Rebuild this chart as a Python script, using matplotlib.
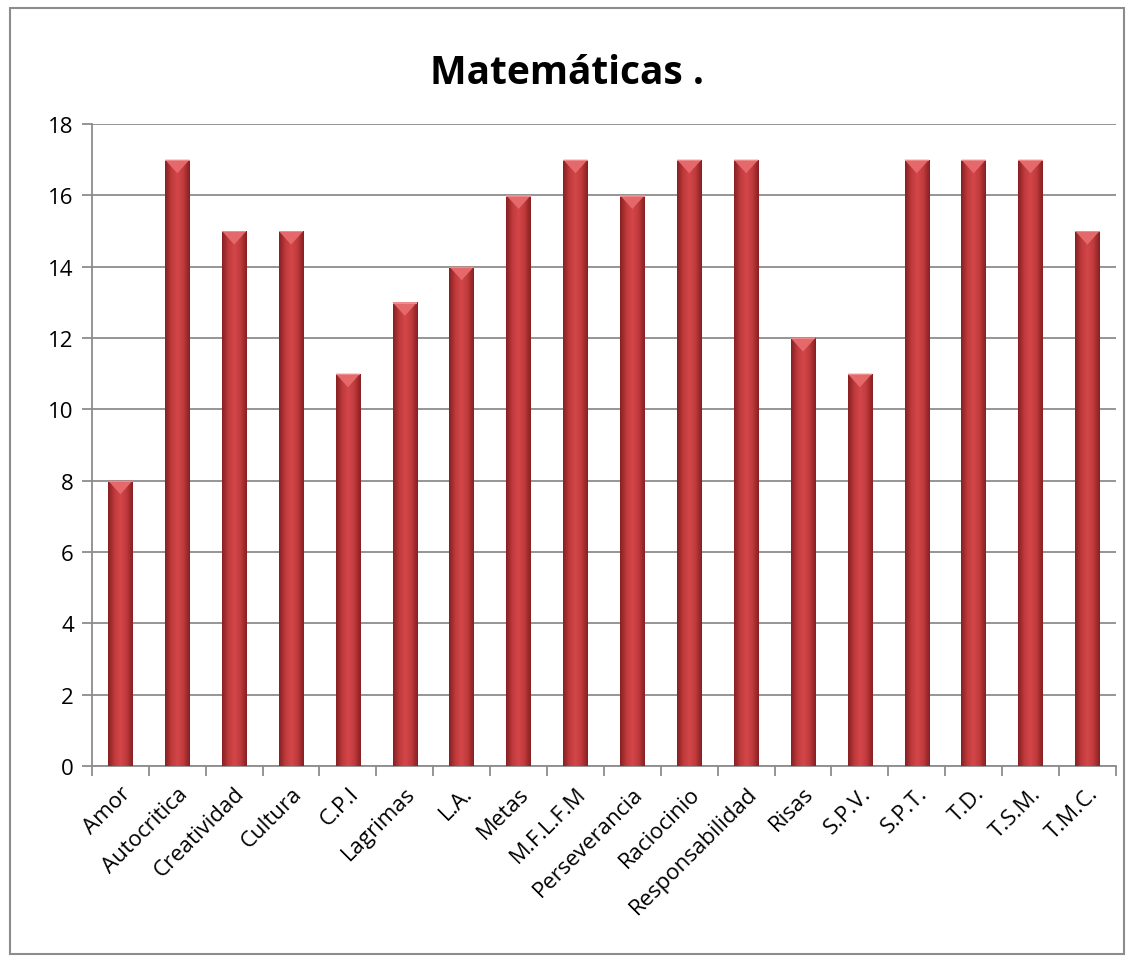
import numpy as np
import matplotlib
matplotlib.use('Agg')
import matplotlib.pyplot as plt
from matplotlib.colors import LinearSegmentedColormap
from matplotlib.patches import Polygon, Rectangle

# Data
categories = ['Amor', 'Autocritica', 'Creatividad', 'Cultura', 'C.P.I', 'Lagrimas', 'L.A.',
              'Metas', 'M.F.L.F.M', 'Perseverancia', 'Raciocinio', 'Responsabilidad',
              'Risas', 'S.P.V.', 'S.P.T.', 'T.D.', 'T.S.M.', 'T.M.C.']
values = [8, 17, 15, 15, 11, 13, 14, 16, 17, 16, 17, 17, 12, 11, 17, 17, 17, 15]
y_ticks = [0, 2, 4, 6, 8, 10, 12, 14, 16, 18]

plt.rcParams['font.family'] = ['Open Sans', 'DejaVu Sans']

fig = plt.figure(figsize=(11.34, 9.62), dpi=100)
ax = fig.add_axes([0.0811, 0.2027, 0.9029, 0.6673])

x = np.arange(len(categories))
bar_w = 0.43
bars = ax.bar(x, values, width=bar_w, color='#C0393B', edgecolor='none', zorder=2)

# horizontal shading across each bar
shade = LinearSegmentedColormap.from_list('shade', ['#862022', '#BF3A3C', '#D4464A', '#BF3A3C', '#862022'])
grad = np.linspace(0, 1, 64).reshape(1, -1)
for b in bars:
    x0, w, h = b.get_x(), b.get_width(), b.get_height()
    im = ax.imshow(grad, cmap=shade, aspect='auto', extent=(x0, x0 + w, 0, h), zorder=3)
    im.set_clip_path(b)
    # bevel at the top of the bar
    bev = 0.38
    ax.add_patch(Polygon([(x0, h), (x0 + w, h), (x0 + w / 2, h - bev)], closed=True,
                         facecolor='#E5686A', edgecolor='none', zorder=4))
    ax.add_patch(Rectangle((x0, h - 0.04), w, 0.04, facecolor='#F08A8B', edgecolor='none', zorder=4))

ax.set_xlim(-0.5, len(categories) - 0.5)
ax.set_ylim(0, 18)
ax.set_yticks(y_ticks)
ax.set_yticklabels([str(t) for t in y_ticks], fontsize=16)
ax.yaxis.grid(True, color='#8C8C8C', linewidth=1.3, zorder=0)
ax.set_axisbelow(True)

ax.set_xticks(x)
ax.set_xticklabels(categories, rotation=45, ha='right', rotation_mode='anchor', fontsize=16)
ax.set_xticks(np.arange(-0.5, len(categories), 1), minor=True)
ax.tick_params(axis='x', which='major', length=0, pad=12)
ax.tick_params(axis='x', which='minor', length=7, color='#8C8C8C', width=1.3, direction='out')
ax.tick_params(axis='y', length=7, color='#8C8C8C', width=1.3, direction='out', pad=6)

for side in ['top', 'right']:
    ax.spines[side].set_visible(False)
for side in ['left', 'bottom']:
    ax.spines[side].set_color('#8C8C8C')
    ax.spines[side].set_linewidth(1.3)

fig.text(0.5, 0.924, 'Matemáticas .', ha='center', va='center', fontsize=28, fontweight='bold')

# chart border
fig.add_artist(Rectangle((0.009, 0.007), 0.982, 0.984, transform=fig.transFigure,
                         fill=False, edgecolor='#8C8C8C', linewidth=1.5))

fig.savefig('out.png', dpi=100)
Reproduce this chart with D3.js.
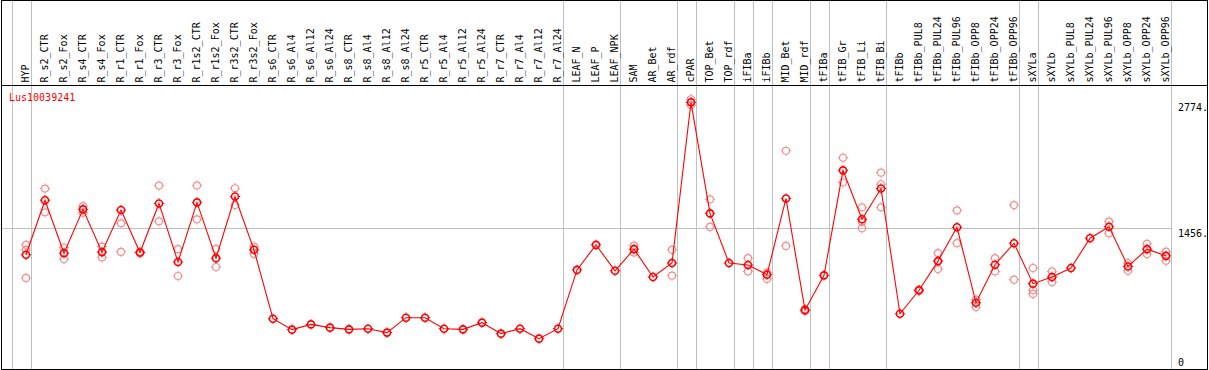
<!DOCTYPE html>
<html>
<head>
<meta charset="utf-8">
<script src="https://cdn.jsdelivr.net/npm/d3@7"></script>
<style>
  body { margin: 0; background: #fff; }
  svg { display: block; }
  text { font-family: "DejaVu Sans Mono", "Liberation Mono", monospace; font-size: 10px; }
</style>
</head>
<body>
<svg id="chart" width="1209" height="370"></svg>
<script>
const title = "Lus10039241";
const categories = ["HYP","R_s2_CTR","R_s2_Fox","R_s4_CTR","R_s4_Fox","R_r1_CTR","R_r1_Fox","R_r3_CTR","R_r3_Fox",
  "R_r1s2_CTR","R_r1s2_Fox","R_r3s2_CTR","R_r3s2_Fox","R_s6_CTR","R_s6_Al4","R_s6_Al12","R_s6_Al24",
  "R_s8_CTR","R_s8_Al4","R_s8_Al12","R_s8_Al24","R_r5_CTR","R_r5_Al4","R_r5_Al12","R_r5_Al24",
  "R_r7_CTR","R_r7_Al4","R_r7_Al12","R_r7_Al24","LEAF_N","LEAF_P","LEAF_NPK","SAM","AR_Bet","AR_rdf",
  "cPAR","TOP_Bet","TOP_rdf","iFIBa","iFIBb","MID_Bet","MID_rdf","tFIBa","tFIB_Gr","tFIB_Li","tFIB_Bi",
  "tFIBb","tFIBb_PUL8","tFIBb_PUL24","tFIBb_PUL96","tFIBb_OPP8","tFIBb_OPP24","tFIBb_OPP96",
  "sXYLa","sXYLb","sXYLb_PUL8","sXYLb_PUL24","sXYLb_PUL96","sXYLb_OPP8","sXYLb_OPP24","sXYLb_OPP96"];

const means = [1179,1750,1196,1654,1207,1647,1203,1716,1103,1727,1144,1789,1231,510,396,451,417,
  399,406,365,521,521,406,399,469,354,406,302,406,1021,1283,1012,1238,947,1093,
  2774,1612,1093,1072,971,1768,600,964,2062,1550,1872,
  562,808,1113,1467,677,1075,1300,
  877,947,1041,1352,1473,1057,1238,1168];

const rep1 = [1283,1872,1255,1688,1265,1210,1210,1903,1238,1903,1241,1875,1265,null,null,null,null,
  null,null,null,null,null,null,null,null,null,null,null,null,null,null,null,1275,null,1231,
  2806,1758,null,1144,995,2267,610,null,2194,1675,2038,
  null,815,1196,1643,711,1144,1699,
  1041,1005,null,null,1525,1093,1293,1213];
const rep2 = [1231,1623,1134,1618,1151,1508,1196,1529,957,1550,1051,1699,1189,null,null,null,null,
  null,null,null,null,null,null,null,null,null,null,null,null,null,null,null,1203,null,960,
  2771,1470,null,1005,926,1272,590,null,1935,1525,1917,
  null,800,1030,1300,631,1005,919,
  808,895,null,null,1404,1012,1186,1116];
const rep3 = [937,null,null,null,null,null,null,null,null,null,null,null,null,null,null,null,null,
  null,null,null,null,null,null,null,null,null,null,null,null,null,null,null,null,null,null,
  2745,null,null,null,null,null,null,null,null,1456,1675,
  null,null,null,null,null,null,null,
  770,null,null,null,null,null,null,null];

const separatorsAfter = ["HYP","R_r7_Al24","LEAF_NPK","AR_rdf","cPAR","TOP_rdf","iFIBa","iFIBb",
  "MID_rdf","tFIBa","tFIB_Bi","tFIBb_OPP96","sXYLa","sXYLb_OPP96"];
const yTicks = [2774, 1456, 0];
const yTickLabels = ["2774.", "1456.", "0"];
const gridValue = 1456;

const W = 1209, H = 370;
const svg = d3.select("#chart");
const x = d3.scalePoint().domain(categories).range([26, 1166]);
const y = d3.scaleLinear().domain([0, 2774]).range([367.5, 102.3]);
const step = x.step();

const gray = "#c0c0c0";
const sepX = [x(categories[0]) - step + 4.5].concat(separatorsAfter.map(c => x(c) + 4.5));
svg.selectAll("line.sep").data(sepX).enter().append("line")
  .attr("x1", d => Math.round(d) + 0.5).attr("x2", d => Math.round(d) + 0.5)
  .attr("y1", 0).attr("y2", H)
  .attr("stroke", gray).attr("stroke-width", 1);

const gx1 = 1, gx2 = x(categories[categories.length - 1]) + 4.5;
svg.append("line")
  .attr("x1", gx1).attr("x2", Math.round(gx2) + 1)
  .attr("y1", Math.round(y(gridValue)) + 0.5).attr("y2", Math.round(y(gridValue)) + 0.5)
  .attr("stroke", gray);

svg.append("rect").attr("x", 1.5).attr("y", 0.5).attr("width", 1206).attr("height", 369)
  .attr("fill", "none").attr("stroke", "#000");
svg.append("line").attr("x1", 1).attr("x2", 1208).attr("y1", 85.5).attr("y2", 85.5).attr("stroke", "#000");

svg.selectAll("text.cat").data(categories).enter().append("text")
  .attr("transform", d => `translate(${x(d) + 3},82.5) rotate(-90)`)
  .attr("text-anchor", "start")
  .attr("fill", "#000")
  .text(d => d);

svg.append("text").attr("x", 9).attr("y", 101).attr("fill", "#ff0000").text(title);

svg.selectAll("text.ylab").data(yTicks).enter().append("text")
  .attr("x", 1178)
  .attr("y", d => Math.min(y(d) + 8.5, 365.5))
  .attr("fill", "#000")
  .text((d, i) => yTickLabels[i]);

function marker(g, color, sw) {
  g.append("circle").attr("r", 3.5).attr("fill", "none").attr("stroke", color).attr("stroke-width", sw);
  g.append("path").attr("d", "M0,-5.2V-4M0,4V5.2M-5.2,0H-4M4,0H5.2")
    .attr("stroke", color).attr("stroke-width", 1);
}

const pink = "#f09090";
[rep1, rep2, rep3].forEach(arr => {
  const pts = categories.map((c, i) => ({c, v: arr[i]})).filter(d => d.v != null);
  svg.selectAll(null).data(pts).enter().append("g")
    .attr("transform", d => `translate(${x(d.c)},${y(d.v)})`)
    .each(function() { marker(d3.select(this), pink, 1.2); });
});

const line = d3.line().x((d, i) => x(categories[i])).y(d => y(d));
svg.append("path").datum(means).attr("d", line)
  .attr("fill", "none").attr("stroke", "#ff0000").attr("stroke-width", 1.1);

svg.selectAll("g.mean").data(means).enter().append("g")
  .attr("transform", (d, i) => `translate(${x(categories[i])},${y(d)})`)
  .each(function() { marker(d3.select(this), "#ff0000", 1.6); });
</script>
</body>
</html>
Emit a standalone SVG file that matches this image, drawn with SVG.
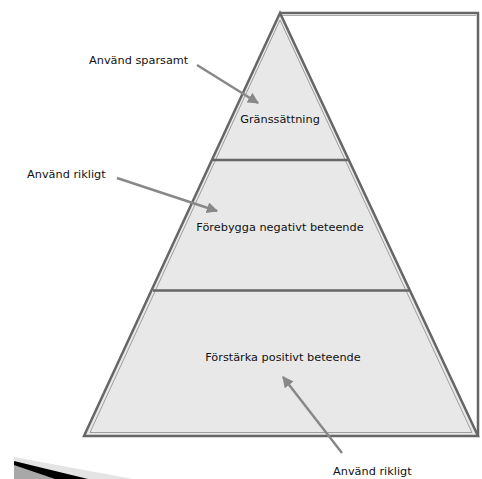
<svg xmlns="http://www.w3.org/2000/svg" width="482" height="479" viewBox="0 0 482 479">
<style>
.lbl{font-family:"DejaVu Sans","Verdana",sans-serif;font-size:11.3px;fill:#111}
.edge{fill:none;stroke:#666;stroke-width:2.5;stroke-linejoin:miter}
.inner{fill:none;stroke:#8a8a8a;stroke-width:0.8}
.arr{stroke:#888;stroke-width:2.5;fill:none;marker-end:url(#ah)}
</style>
<defs>
<marker id="ah" viewBox="0 0 10 10" refX="9" refY="5" markerWidth="4.5" markerHeight="4.5" orient="auto" markerUnits="strokeWidth">
<path d="M0,0 L10,5 L0,10 z" fill="#888"/>
</marker>
</defs>
<rect width="482" height="479" fill="#fff"/>
<g id="frame">
<polyline class="edge" points="280,13 478,13 478,436"/>
<line x1="281" y1="15.5" x2="476" y2="15.5" stroke="#aaa" stroke-width="1"/>
</g>
<g id="pyramid">
<polygon points="280,13 84,436 478,436" fill="#e8e8e8"/>
<polygon class="inner" points="280,20 90,432.5 472,432.5"/>
<polygon class="edge" points="280,13 84,436 478,436"/>
</g>
<g id="level-top">
<line class="edge" x1="213" y1="160" x2="349" y2="160"/>
<text class="lbl" x="280" y="123" text-anchor="middle">Gränssättning</text>
</g>
<g id="level-middle">
<line class="edge" x1="153" y1="290.5" x2="410" y2="290.5"/>
<text class="lbl" x="280" y="231" text-anchor="middle">Förebygga negativt beteende</text>
</g>
<g id="level-bottom">
<text class="lbl" x="283" y="361" text-anchor="middle">Förstärka positivt beteende</text>
</g>
<g id="labels">
<text class="lbl" x="89" y="64">Använd sparsamt</text>
<text class="lbl" x="27" y="178">Använd rikligt</text>
<text class="lbl" x="333" y="475">Använd rikligt</text>
</g>
<g id="connectors">
<line class="arr" x1="197" y1="65" x2="258" y2="103"/>
<line class="arr" x1="117" y1="178" x2="217" y2="211"/>
<line class="arr" x1="342" y1="453" x2="283" y2="377"/>
</g>
<g id="corner-artifact">
<polygon points="14,457 133,479 14,479" fill="#e4e4e4"/>
<polygon points="14,461 88,479 14,479" fill="#000"/>
<polygon points="14,465 55,479 14,479" fill="#a8a8a8"/>
</g>
</svg>
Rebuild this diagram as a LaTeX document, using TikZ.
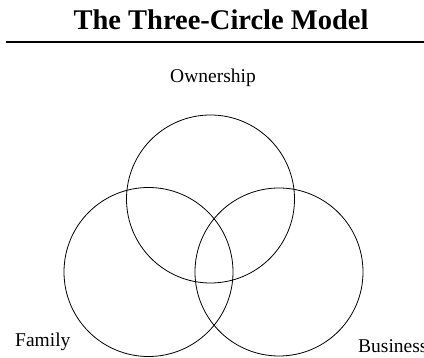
\documentclass[tikz,border=0pt]{standalone}
\usepackage{fontspec}
\setmainfont{Liberation Serif}
\begin{document}
\begin{tikzpicture}[x=1pt,y=-1pt]
	\useasboundingbox (0, 0) rectangle (424, 358);

	\draw (221, 30) node[anchor = base,
					  font = \fontsize{28.5}{32}\selectfont\bfseries
			   ](title){The Three-Circle Model};
	\draw[line width = 2pt] (6, 42.5) -- (424, 42.5);

	\draw (210.5, 199) node[draw = black,
					  shape = circle,
					  line width = 0.8pt,
					  minimum size = 168pt,
					  inner sep = 0pt
			   ](O){};
	\draw (148.5, 272) node[draw = black,
					  shape = circle,
					  line width = 0.8pt,
					  minimum size = 169pt,
					  inner sep = 0pt
			   ](F){};
	\draw (279, 272) node[draw = black,
					  shape = circle,
					  line width = 0.8pt,
					  minimum size = 168pt,
					  inner sep = 0pt
			   ](B){};

	\draw (213, 83) node[anchor = base,
					  font = \fontsize{19.5}{22}\selectfont
			   ](own){Ownership};
	\draw (15, 347) node[anchor = base west,
					  inner sep = 0pt,
					  font = \fontsize{19.5}{22}\selectfont
			   ](fam){Family};
	\draw (358, 353) node[anchor = base west,
					  inner sep = 0pt,
					  font = \fontsize{19.5}{22}\selectfont
			   ](bus){Business};
\end{tikzpicture}
\end{document}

____

*Set task*
With all pictures left out, please transcribe exactly the lines from the start of the material through the line with "from matplotlib.patches import".

*Task output*
Rebuild this chart as a Python script, using matplotlib.
import numpy as np
import matplotlib
matplotlib.use('Agg')
import matplotlib.pyplot as plt
from matplotlib.colors import LinearSegmentedColormap
from matplotlib.patches import Polygon, Rectangle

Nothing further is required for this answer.